Local Voices Liberia

Grand Bassa County Lawmaker’s ‘65% Youth Unemployment’ Claim Is Misleading

  • In Summary
  • Grand Bassa County Representative, Alfred Hezekiah Flomo, has claimed that 60–65% of young people in Liberia are unemployed,
  • But reports from the Liberia Institute of Statistics and Geo-Information Services and the World Bank show that youth unemployment is actually around 2–3% of the labor force, and not 65% as claimed by the Lawmaker.
  • The reports show that many young people are engaged in informal or low-paying work, meaning the real issue is underemployment and job quality, not widespread unemployment as claimed.

On April 20, Grand Bassa County District #4 Representative, Alfred Flomo, claimed on Facebook that about 60–65% of young people in Liberia are unemployed. He made this claim while pledging to advocate for increased budgetary allocation in the next fiscal year to create local jobs.
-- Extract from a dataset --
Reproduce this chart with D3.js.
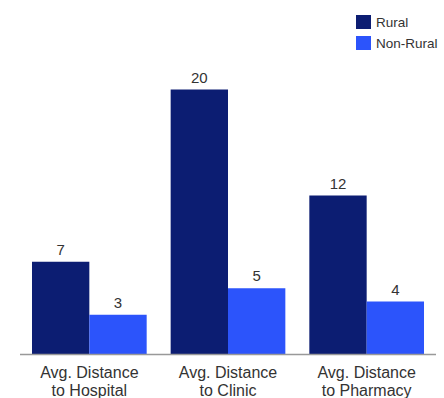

According to the Liberia Institute of Statistics and Geo-Information Services, an unemployed person is someone who has no work, is available to work, and is actively seeking employment during a specified reference period.

The Claim

Representative Flomo wrote this on Facebook: “60-65% of our young people are unemployed in the 73 districts of Liberia. I will push for a budget allocation in the next budget to create local jobs in our country.”



Rating Justification

To verify the claim, we reviewed the 2022 Census thematic reports from the Liberia Institute of Statistics and Geo-Information Services. According to LISGIS, an unemployed person is someone who has no work, is available for work, and is actively seeking employment during a specified reference period.

The 2022 LISGIS report does not contain a consolidated “youth unemployment rate” figure, but focuses more on employment structure and informality in the labour sector.

The report further emphasizes that most young people are not classified as “unemployed” by definition; rather, many are engaged in informal employment, low-paying or vulnerable jobs, and own-account work.

Meanwhile, we reviewed a 2024 World Bank data set, which estimates youth unemployment in Liberia at approximately 2.1%.



Additionally, we reviewed data from Global Economy, an online platform that compiles and presents economic, social, and development indicators for countries around the world, and found that in 2024, the unemployment rate for young people in Liberia was estimated at 2.1%.



Conclusion

Based on this evidence, the claim by Grand Bassa County’s Representative Alfred Flomo that 60–65% of Liberia’s youth are unemployed is misleading.

Available data from LISGIS and the World Bank show that youth unemployment stands at roughly 2–3% of the labor force, though broader challenges such as underemployment and informality remain significant.